The following Open Records Decisions were issued by the Office of the Attorney General Feb. 9-13:
1. 09-ORD-025 (Boyd County)
Records in the custody of circuit court clerks are properly characterized as court records and are not governed by the Open Records Act. The Attorney General has long recognized that circuit court clerks are not subject to the provisions of the Open Records Act. Consequently, the Boyd Circuit Court Clerk cannot be said to have violated the act.
2. 09-ORD-026 (Graves County)
Although the record contains insufficient evidence to conclusively determine whether it violated KRS 61.880(1) in the disposition of a request for records, Graves County School District clearly violated KRS 61.872(1) in referring requesters to its website for a copy of its policies and procedures manual rather than affording them an opportunity to conduct on-site inspection or mailing them a copy of the manual upon prepayment of copying and postage charges.
3. 09-ORD-027 (Franklin County)
Insofar as the Cabinet for Health and Family Services initially failed to briefly explain how the cited exception applied to the records being withheld, the agency violated KRS 61.880(1); however, the cabinet provided the investigative records once final action was taken and the records were no longer preliminary. Redaction of social security numbers, dates of birth, home addresses, race and gender information, interview questions and answers, information regarding unsuccessful applicants, and college transcript information on the basis of KRS 61.878(1)(a) is consistent with governing precedents.
4. 09-ORD-028 (Oldham County)
City of LaGrange committed a procedural violation of the Open Records Act by not responding to a request within three days. Assuming the request was for a commercial purpose, the city’s fee of $4 for property tax information was reasonable under KRS 61.874(4)(a) as it was used to offset the city’s high cost of acquiring the records. If the purpose was not commercial, however, the fee should not exceed ten cents per page. The hostile attitude of a person requesting records does not allow the agency to impose an unreasonable burden under KRS 61.872(6).
5. 09-ORD-029 (Franklin County)
Decision adopting 07-ORD-190 regarding the statutory obligations of a public agency upon receipt of a request for nonexistent records and those which it does not possess; a public agency cannot produce that which it does not have nor does a public agency have to "prove a negative" in order to refute a claim that certain records exist under the rule announced in Bowling v.
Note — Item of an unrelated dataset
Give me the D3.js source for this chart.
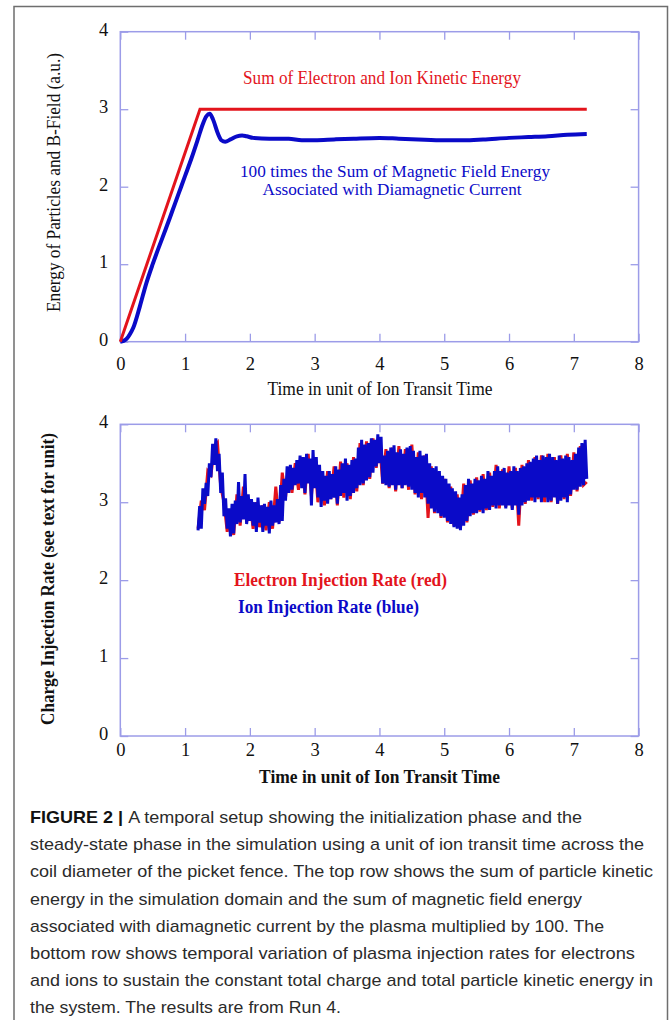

Lexington-Fayette Urban County Government, Ky., 172 S.W.3d 333, 340-41 (2005). In providing the requester with the name of the custodial agency, the Kentucky State Police substantially complied with KRS 61.872(4).
6. 09-ORD-030 (Franklin County)
Because requested investigative records related to an ongoing collateral attack on a criminal conviction, in which the requester was seeking to obtain post-conviction relief from the underlying conviction, which was therefore not final for purposes of the Open Records Act, the Kentucky State Police properly denied requests under authority of KRS 61.878(1)(h) and KRS 17.150(2).